= Supercommutative algebra =

Type of associative algebra that "almost commutes"

In mathematics, a supercommutative (associative) algebra (sometimes termed a commutative superalgebra) is a superalgebra (i.e. a Z_{2}-graded algebra) such that for any two homogeneous elements x, y we have

$yx = (-1)^{|x| |y|}xy ,$

where |x| denotes the grade of the element and is 0 or 1 (in Z_{2}) according to whether the grade is even or odd, respectively.

Equivalently, it is a superalgebra where the supercommutator

$[x,y] = xy - (-1)^{|x| |y|}yx$

always vanishes. Algebraic structures which supercommute in the above sense are sometimes referred to as skew-commutative associative algebras to emphasize the anti-commutation, or, to emphasize the grading, graded-commutative or, if the supercommutativity is understood, simply commutative.

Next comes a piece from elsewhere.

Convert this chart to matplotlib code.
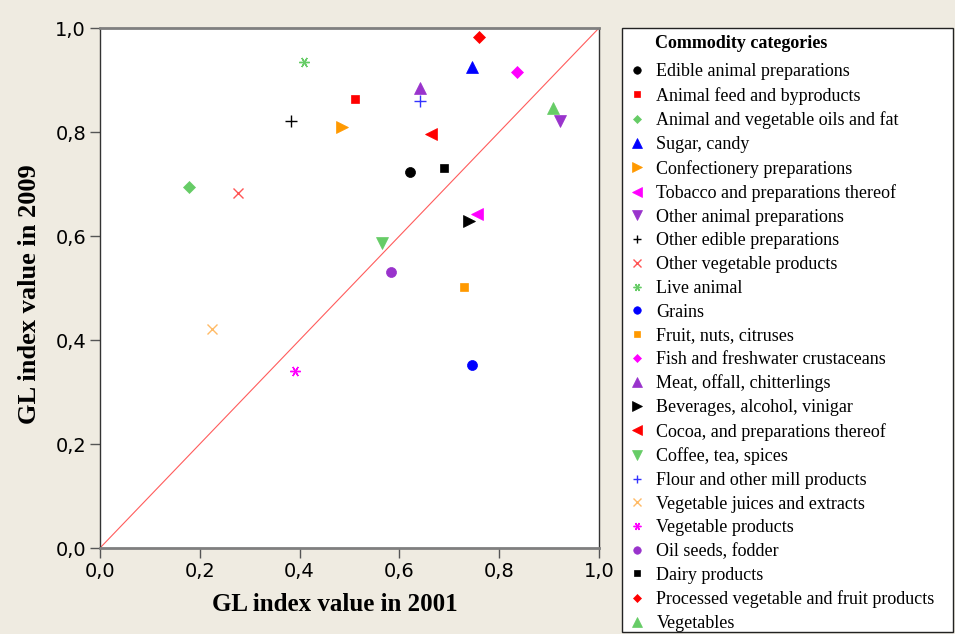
import matplotlib
matplotlib.use("Agg")
import matplotlib.pyplot as plt
from matplotlib.patches import Rectangle
from matplotlib.ticker import FuncFormatter

# GL index per commodity category
categories = [
    "Edible animal preparations",
    "Animal feed and byproducts",
    "Animal and vegetable oils and fat",
    "Sugar, candy",
    "Confectionery preparations",
    "Tobacco and preparations thereof",
    "Other animal preparations",
    "Other edible preparations",
    "Other vegetable products",
    "Live animal",
    "Grains",
    "Fruit, nuts, citruses",
    "Fish and freshwater crustaceans",
    "Meat, offall, chitterlings",
    "Beverages, alcohol, vinigar",
    "Cocoa, and preparations thereof",
    "Coffee, tea, spices",
    "Flour and other mill products",
    "Vegetable juices and extracts",
    "Vegetable products",
    "Oil seeds, fodder",
    "Dairy products",
    "Processed vegetable and fruit products",
    "Vegetables",
]
gl_2001 = [0.621, 0.511, 0.178, 0.745, 0.484, 0.755, 0.922, 0.383, 0.277, 0.409,
           0.745, 0.730, 0.835, 0.641, 0.740, 0.663, 0.566, 0.641, 0.224, 0.391,
           0.584, 0.689, 0.759, 0.907]
gl_2009 = [0.723, 0.863, 0.694, 0.925, 0.810, 0.642, 0.822, 0.821, 0.683, 0.934,
           0.351, 0.501, 0.915, 0.885, 0.628, 0.797, 0.587, 0.860, 0.422, 0.341,
           0.531, 0.730, 0.983, 0.846]
ticks = [0.0, 0.2, 0.4, 0.6, 0.8, 1.0]

# Minitab-like symbol styles: (marker, colour, size)
GREEN = "#66CC66"
PURPLE = "#9933CC"
ORANGE = "#FF9900"
ASTER = (6, 2, 90)
STYLES = [
    ("o", "black", 7.2),
    ("s", "#FF0000", 6.0),
    ("D", GREEN, 5.8),
    ("^", "#0000FF", 8.8),
    (">", ORANGE, 8.8),
    ("<", "#FF00FF", 8.8),
    ("v", PURPLE, 8.8),
    ("+", "black", 8.0),
    ("x", "#FF5555", 7.5),
    (ASTER, GREEN, 7.5),
    ("o", "#0000FF", 7.2),
    ("s", ORANGE, 6.0),
    ("D", "#FF00FF", 5.8),
    ("^", PURPLE, 8.8),
    (">", "black", 8.8),
    ("<", "#FF0000", 8.8),
    ("v", GREEN, 8.8),
    ("+", "#3333FF", 8.0),
    ("x", "#FFBB66", 7.5),
    (ASTER, "#FF00FF", 7.5),
    ("o", PURPLE, 7.2),
    ("s", "black", 6.0),
    ("D", "#FF0000", 5.8),
    ("^", GREEN, 8.8),
]

BG = "#EFEBE1"
W, H = 955, 634

fig = plt.figure(figsize=(W / 100, H / 100), dpi=100, facecolor=BG)
ax = fig.add_axes([100 / W, 1 - 548 / H, 499 / W, 520 / H])
ax.set_facecolor("white")

# 45-degree reference line
ax.plot([0, 1], [0, 1], color="#FF3333", linewidth=0.8, alpha=0.8, zorder=1)

for name, x, y, (m, c, s) in zip(categories, gl_2001, gl_2009, STYLES):
    thin = m in ("+", "x", ASTER)
    ax.plot([x], [y], linestyle="none", marker=m, color=c, markersize=s,
            markeredgewidth=1.0 if thin else 0.5, markeredgecolor=c,
            label=name, zorder=3)

ax.set_xlim(0, 1)
ax.set_ylim(0, 1)
ax.set_xticks(ticks)
ax.set_yticks(ticks)
comma = FuncFormatter(lambda v, _: f"{v:.1f}".replace(".", ","))
ax.xaxis.set_major_formatter(comma)
ax.yaxis.set_major_formatter(comma)
ax.tick_params(direction="out", length=7, width=1, color="#555555",
               labelsize=14, pad=3)

for side in ("top", "bottom"):
    ax.spines[side].set_color("#7f7f7f")
    ax.spines[side].set_linewidth(2)
for side in ("left", "right"):
    ax.spines[side].set_color("#333333")
    ax.spines[side].set_linewidth(1)

ax.set_xlabel("GL index value in 2001", family="Liberation Serif",
              weight="bold", size=18)
ax.set_ylabel("GL index value in 2009", family="Liberation Serif",
              weight="bold", size=19)
ax.xaxis.set_label_coords(0.471, -0.086)
ax.yaxis.set_label_coords(-0.118, 0.488)

# legend box drawn by hand so the title and entries can be placed freely
fig.patches.append(Rectangle((622 / W, 1 - 632 / H), 331 / W, 604 / H,
                             transform=fig.transFigure, facecolor="white",
                             edgecolor="#222222", linewidth=1.0, zorder=1))
fig.text(655 / W, 1 - 44 / H, "Commodity categories", va="center",
         ha="left", family="Liberation Serif", weight="bold", size=13,
         zorder=6)

handles, labels = ax.get_legend_handles_labels()
fig.legend(
    handles, labels,
    loc="upper left",
    bbox_to_anchor=(622 / W, 1 - 56 / H),
    borderaxespad=0,
    prop={"family": "Liberation Serif", "size": 13},
    markerscale=0.75,
    handlelength=0.9,
    handletextpad=0.6,
    labelspacing=0.37,
    borderpad=0.4,
    frameon=False,
    numpoints=1,
)

fig.savefig("out.png", dpi=100, facecolor=BG)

Any commutative algebra is a supercommutative algebra if given the trivial gradation (i.e. all elements are even). Grassmann algebras (also known as exterior algebras) are the most common examples of nontrivial supercommutative algebras. The supercenter of any superalgebra is the set of elements that supercommute with all elements, and is a supercommutative algebra.

The even subalgebra of a supercommutative algebra is always a commutative algebra. That is, even elements always commute. Odd elements, on the other hand, always anticommute. That is,
$xy + yx = 0\,$
for odd x and y. In particular, the square of any odd element x vanishes whenever 2 is invertible:
$x^2 = 0 .$
Thus a commutative superalgebra (with 2 invertible and nonzero degree one component) always contains nilpotent elements.

A Z-graded anticommutative algebra with the property that x^{2} = 0 for every element x of odd grade (irrespective of whether 2 is invertible) is called an alternating algebra.